En una salita modesta del oeste tucumano, una mujer de 24 años le da de comer a su hijo con la paciencia de quien aprendió que cada cucharada cuenta. Se llama Mariana. De chica, sufrió desnutrición. Hoy, vuelve a enfrentarla, pero desde otro lugar: como madre.
“No sabía si lo estaba alimentando bien. Acá me enseñaron a entender lo que necesita”, dice mientras acaricia el pelo del pequeño que duerme en su regazo. La escena ocurre en una de las sedes de Fundación CONIN Tucumán, donde cada historia tiene un punto de partida común: el hambre.
Según datos recientes de la Universidad Católica Argentina, el 35,5% de los niños en el país padeció inseguridad alimentaria durante 2024. Y Tucumán no es la excepción. Detrás de ese número hay cuerpos que no crecen, cerebros que no se desarrollan y familias enteras que luchan por romper un ciclo que parece repetirse.

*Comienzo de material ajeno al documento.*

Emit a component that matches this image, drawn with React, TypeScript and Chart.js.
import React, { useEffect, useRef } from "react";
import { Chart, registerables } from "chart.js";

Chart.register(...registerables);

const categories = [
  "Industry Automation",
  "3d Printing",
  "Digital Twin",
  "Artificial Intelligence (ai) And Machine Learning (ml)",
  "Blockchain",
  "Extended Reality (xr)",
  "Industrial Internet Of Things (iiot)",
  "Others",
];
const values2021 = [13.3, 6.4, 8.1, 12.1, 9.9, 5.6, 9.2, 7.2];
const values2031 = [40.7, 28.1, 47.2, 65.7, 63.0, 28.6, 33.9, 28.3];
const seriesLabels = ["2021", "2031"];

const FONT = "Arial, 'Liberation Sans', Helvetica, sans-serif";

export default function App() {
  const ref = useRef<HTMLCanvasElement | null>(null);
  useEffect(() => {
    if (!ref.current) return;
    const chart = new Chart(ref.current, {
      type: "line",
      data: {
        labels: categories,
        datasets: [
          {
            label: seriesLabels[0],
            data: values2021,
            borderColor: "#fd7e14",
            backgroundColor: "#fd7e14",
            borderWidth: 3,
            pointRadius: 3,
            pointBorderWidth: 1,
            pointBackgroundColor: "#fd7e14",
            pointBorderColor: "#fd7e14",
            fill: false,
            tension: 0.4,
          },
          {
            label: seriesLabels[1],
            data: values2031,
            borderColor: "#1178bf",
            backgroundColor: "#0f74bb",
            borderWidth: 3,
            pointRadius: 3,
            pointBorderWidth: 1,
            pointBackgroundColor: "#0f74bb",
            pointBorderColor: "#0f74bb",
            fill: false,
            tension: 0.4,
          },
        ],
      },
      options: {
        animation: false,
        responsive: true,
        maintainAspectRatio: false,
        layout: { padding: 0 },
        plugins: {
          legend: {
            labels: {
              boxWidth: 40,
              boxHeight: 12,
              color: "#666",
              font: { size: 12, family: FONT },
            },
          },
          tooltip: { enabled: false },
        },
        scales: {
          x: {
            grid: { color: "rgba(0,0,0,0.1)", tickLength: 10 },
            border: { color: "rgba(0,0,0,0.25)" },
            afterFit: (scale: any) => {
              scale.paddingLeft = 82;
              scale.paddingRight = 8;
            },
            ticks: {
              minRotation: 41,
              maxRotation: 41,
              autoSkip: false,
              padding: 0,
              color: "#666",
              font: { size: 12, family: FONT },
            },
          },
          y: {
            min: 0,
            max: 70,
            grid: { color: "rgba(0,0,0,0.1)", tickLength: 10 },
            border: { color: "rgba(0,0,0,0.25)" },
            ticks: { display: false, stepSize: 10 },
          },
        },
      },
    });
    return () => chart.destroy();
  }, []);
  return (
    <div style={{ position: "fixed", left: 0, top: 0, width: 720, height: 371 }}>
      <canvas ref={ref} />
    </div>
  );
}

“La desnutrición no solo es una cuestión de estómago vacío. Afecta la capacidad cognitiva, la atención, el aprendizaje. Y lo más difícil: muchas de las madres que hoy vienen con sus hijos también fueron niñas desnutridas”, explica una de las nutricionistas de CONIN.
La fundación no entrega solo alimentos. Trabaja con un modelo de abordaje integral, que incluye controles médicos, talleres para madres, educación nutricional, acompañamiento psicológico y, sobre todo, presencia constante. “No es dar algo y desaparecer. Es caminar con la familia todo el proceso”, señalan.

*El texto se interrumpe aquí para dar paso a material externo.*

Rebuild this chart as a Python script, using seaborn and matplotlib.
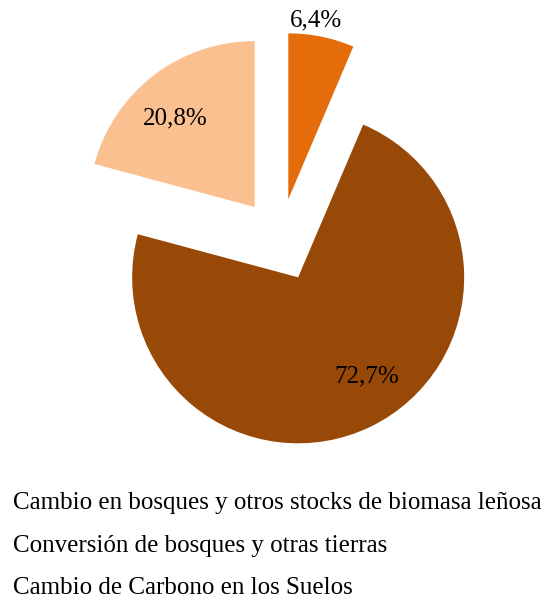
import matplotlib
matplotlib.use("Agg")
import matplotlib.pyplot as plt
import seaborn as sns
import numpy as np

# Shares of emissions by category (%)
categorias = [
    "Cambio en bosques y otros stocks de biomasa leñosa",
    "Conversión de bosques y otras tierras",
    "Cambio de Carbono en los Suelos",
]
valores = [6.4, 72.7, 20.8]
colores = ["#E46C0A", "#984807", "#FAC090"]

sns.set_theme(style="white")
plt.rcParams["font.family"] = ["Liberation Serif", "DejaVu Serif"]

fig = plt.figure(figsize=(5.46, 5.99), dpi=100)
# axes box in pixels: centre (280, 240), unit radius = 166 px
W, H = 546, 599
cx, cy, r = 280, 240, 166
half = 1.5 * r
ax = fig.add_axes([(cx - half) / W, (H - (cy + half)) / H, 2 * half / W, 2 * half / H])

total = sum(valores)
palette = sns.color_palette(colores)
wedges, texts, autotexts = ax.pie(
    valores,
    colors=palette,
    startangle=90,
    counterclock=False,
    explode=[0.25, 0.25, 0.25],
    radius=1.0,
    pctdistance=0.72,
    autopct=lambda p: f"{p * total / 100:.1f}%".replace(".", ","),
    textprops=dict(fontsize=18, color="black"),
    wedgeprops=dict(linewidth=0),
)

# The small slice gets its label just outside the wedge
w = wedges[0]
mid = np.deg2rad((w.theta1 + w.theta2) / 2)
cxw, cyw = w.center
autotexts[0].set_position((cxw + 1.1 * np.cos(mid) - 0.05, cyw + 1.1 * np.sin(mid)))
# nudge the other two labels slightly
x, y = autotexts[1].get_position()
autotexts[1].set_position((x + 0.1, y + 0.05))
x, y = autotexts[2].get_position()
autotexts[2].set_position((x - 0.04, y - 0.04))

ax.set_xlim(-1.5, 1.5)
ax.set_ylim(-1.5, 1.5)
ax.axis("off")

leg = fig.legend(
    wedges, categorias,
    loc="upper left",
    bbox_to_anchor=(13 / W, 1 - 492 / H),
    frameon=False,
    handlelength=0, handletextpad=0,
    labelspacing=0.8,
    borderaxespad=0, borderpad=0,
    fontsize=18,
    labelcolor="black",
)
for h in leg.legend_handles:
    h.set_visible(False)

fig.savefig("out.png", dpi=100)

En los rincones donde el Estado no siempre llega, CONIN sostiene. Y lo hace con el apoyo de profesionales, donantes y voluntarios que entienden que la desnutrición no se cura solo con leche en polvo.
“La pobreza puede heredarse, pero también puede cortarse”, afirma el director del centro, con una convicción que se ve en cada rincón del lugar.

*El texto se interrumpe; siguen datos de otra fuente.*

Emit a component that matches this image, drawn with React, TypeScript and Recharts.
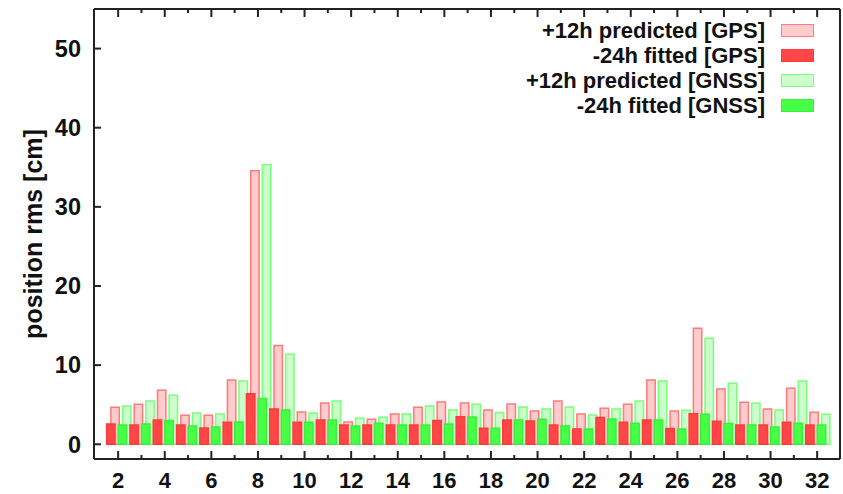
import { Bar, BarChart, Legend, XAxis, YAxis } from "recharts";

// satellite numbers (PRN) on the x axis
const prns = [
  2, 3, 4, 5, 6, 7, 8, 9, 10, 11, 12, 13, 14, 15, 16, 17, 18, 19, 20, 21, 22,
  23, 24, 25, 26, 27, 28, 29, 30, 31, 32,
];

// position rms [cm]
const predictedGps = [
  4.68, 5.06, 6.83, 3.67, 3.67, 8.13, 34.57, 12.47, 4.09, 5.22, 2.82, 3.16,
  3.83, 4.68, 5.35, 5.22, 4.34, 5.1, 4.21, 5.48, 3.83, 4.55, 5.06, 8.13, 4.21,
  14.67, 7.0, 5.31, 4.47, 7.08, 4.05,
];
const fittedGps = [
  2.57, 2.44, 3.07, 2.44, 2.06, 2.78, 6.4, 4.47, 2.78, 3.07, 2.44, 2.44, 2.44,
  2.44, 2.99, 3.49, 2.02, 3.07, 2.95, 2.44, 1.94, 3.37, 2.78, 3.07, 1.98, 3.87,
  2.9, 2.44, 2.44, 2.78, 2.44,
];
const predictedGnss = [
  4.84, 5.48, 6.2, 3.96, 3.83, 8.0, 35.33, 11.38, 3.96, 5.48, 3.29, 3.41, 3.83,
  4.84, 4.34, 5.06, 4.0, 4.72, 4.47, 4.72, 3.71, 4.47, 5.48, 8.0, 4.3, 13.4,
  7.71, 5.18, 4.34, 8.0, 3.79,
];
const fittedGnss = [
  2.44, 2.57, 2.99, 2.31, 2.19, 2.82, 5.8, 4.34, 2.78, 3.07, 2.31, 2.65, 2.44,
  2.44, 2.57, 3.45, 2.02, 3.07, 3.16, 2.31, 1.94, 3.2, 2.65, 3.07, 1.94, 3.79,
  2.61, 2.44, 2.19, 2.65, 2.44,
];

const yTicks = [0, 10, 20, 30, 40, 50];

const series = [
  { key: "predGps", name: "+12h predicted [GPS]", fill: "#ffcccc", stroke: "#ff7a7a" },
  { key: "fitGps", name: "-24h fitted [GPS]", fill: "#ff4747", stroke: "#ff3a3a" },
  { key: "predGnss", name: "+12h predicted [GNSS]", fill: "#ccffcc", stroke: "#7aff7a" },
  { key: "fitGnss", name: "-24h fitted [GNSS]", fill: "#47ff47", stroke: "#3af03a" },
];

const data = prns.map((prn, i) => ({
  prn,
  predGps: predictedGps[i],
  fitGps: fittedGps[i],
  predGnss: predictedGnss[i],
  fitGnss: fittedGnss[i],
}));

const FONT = "'Liberation Sans', Arial, sans-serif";
const axisColor = "#222";
const textColor = "#111";
const tickFont = { fontFamily: FONT, fontSize: 23.5, fontWeight: 700, fill: textColor };
const LABEL_GAP = 14;

// bottom ticks point inward, long on even numbers (labelled), short on odd
const BottomTick = ({ x, y, payload }: any) => {
  const major = payload.value % 2 === 0;
  const axisY = y - LABEL_GAP;
  return (
    <g>
      <line
        x1={x}
        x2={x}
        y1={axisY}
        y2={axisY - (major ? 8 : 4)}
        stroke={axisColor}
        strokeWidth={2}
      />
      {major && (
        <text
          x={x}
          y={y + 15}
          textAnchor="middle"
          fontFamily={FONT}
          fontSize={22}
          fontWeight={700}
          fill={textColor}
        >
          {payload.value}
        </text>
      )}
    </g>
  );
};

// mirrored ticks on the top border
const TopTick = ({ x, y, payload }: any) => {
  const major = payload.value % 2 === 0;
  return (
    <line
      x1={x}
      x2={x}
      y1={y}
      y2={y + (major ? 8 : 4)}
      stroke={axisColor}
      strokeWidth={2}
    />
  );
};

// legend drawn gnuplot style: text right aligned, colour box on the right
const LegendBox = () => (
  <div style={{ fontFamily: FONT, fontWeight: 700, fontSize: 22, color: textColor }}>
    {series.map((s) => (
      <div
        key={s.key}
        style={{
          display: "flex",
          alignItems: "center",
          justifyContent: "flex-end",
          height: 25,
        }}
      >
        <span>{s.name}</span>
        <span
          style={{
            display: "inline-block",
            width: 31,
            height: 11,
            marginLeft: 16,
            background: s.fill,
            border: `1px solid ${s.stroke}`,
          }}
        />
      </div>
    ))}
  </div>
);

const App = () => {
  const barSize = 8.4;
  return (
    <div style={{ position: "absolute", left: 0, top: 0 }}>
      <BarChart
        width={843}
        height={494}
        data={data}
        margin={{ top: 8, right: 2, bottom: 0, left: 0 }}
        barGap={3.2}
      >
        {/* hidden axes only used to place the two overlapping bar pairs */}
        <XAxis
          xAxisId="pred"
          dataKey="prn"
          hide
          height={0}
          padding={{ left: 14.9, right: 8.8 }}
        />
        <XAxis
          xAxisId="fit"
          dataKey="prn"
          hide
          height={0}
          padding={{ left: 10.65, right: 13.05 }}
        />
        <XAxis
          xAxisId="main"
          dataKey="prn"
          height={35}
          padding={{ left: 12.5, right: 11.2 }}
          interval={0}
          tickSize={0}
          tickMargin={LABEL_GAP}
          tickLine={false}
          tick={<BottomTick />}
          axisLine={{ stroke: axisColor, strokeWidth: 2 }}
        />
        <XAxis
          xAxisId="top"
          orientation="top"
          dataKey="prn"
          height={1}
          padding={{ left: 12.5, right: 11.2 }}
          interval={0}
          tickSize={0}
          tickMargin={0}
          tickLine={false}
          tick={<TopTick />}
          axisLine={{ stroke: axisColor, strokeWidth: 2 }}
        />
        <YAxis
          width={94}
          type="number"
          domain={[-1.86, 55]}
          allowDataOverflow
          ticks={yTicks}
          interval={0}
          tickSize={-7}
          tickMargin={20}
          tick={tickFont}
          axisLine={{ stroke: axisColor, strokeWidth: 2 }}
          tickLine={{ stroke: axisColor, strokeWidth: 2 }}
          label={{
            value: "position rms [cm]",
            angle: -90,
            position: "center",
            dx: -14,
            style: { fontFamily: FONT, fontSize: 25, fontWeight: 700, fill: textColor },
          }}
        />
        <YAxis
          yAxisId="right"
          orientation="right"
          width={1}
          type="number"
          domain={[-1.86, 55]}
          allowDataOverflow
          ticks={yTicks}
          interval={0}
          tick={false}
          tickSize={-7}
          axisLine={{ stroke: axisColor, strokeWidth: 2 }}
          tickLine={{ stroke: axisColor, strokeWidth: 2 }}
        />
        <Legend
          layout="vertical"
          align="center"
          verticalAlign="middle"
          content={<LegendBox />}
          wrapperStyle={{ top: 18, right: 29, left: "auto", width: "auto" }}
        />
        <Bar
          xAxisId="pred"
          dataKey="predGps"
          name={series[0].name}
          fill={series[0].fill}
          stroke={series[0].stroke}
          strokeWidth={1.5}
          barSize={barSize}
          isAnimationActive={false}
        />
        <Bar
          xAxisId="pred"
          dataKey="predGnss"
          name={series[2].name}
          fill={series[2].fill}
          stroke={series[2].stroke}
          strokeWidth={1.5}
          barSize={barSize}
          isAnimationActive={false}
        />
        <Bar
          xAxisId="fit"
          dataKey="fitGps"
          name={series[1].name}
          fill={series[1].fill}
          stroke={series[1].stroke}
          strokeWidth={1.5}
          barSize={barSize}
          isAnimationActive={false}
        />
        <Bar
          xAxisId="fit"
          dataKey="fitGnss"
          name={series[3].name}
          fill={series[3].fill}
          stroke={series[3].stroke}
          strokeWidth={1.5}
          barSize={barSize}
          isAnimationActive={false}
        />
      </BarChart>
    </div>
  );
};

export default App;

Mientras tanto, el país acumula cifras alarmantes. El informe de la UCA también revela que uno de cada diez chicos atraviesa inseguridad alimentaria severa: pasan hambre, literalmente. En muchos hogares, las madres dejan de comer para que sus hijos puedan hacerlo.
Pero en el corazón de esta crónica hay algo más fuerte que las estadísticas: el deseo de transformar esa realidad. Y eso, en los centros de CONIN, se siente en cada merienda compartida, en cada charla sobre lactancia, en cada niño que vuelve a sonreír.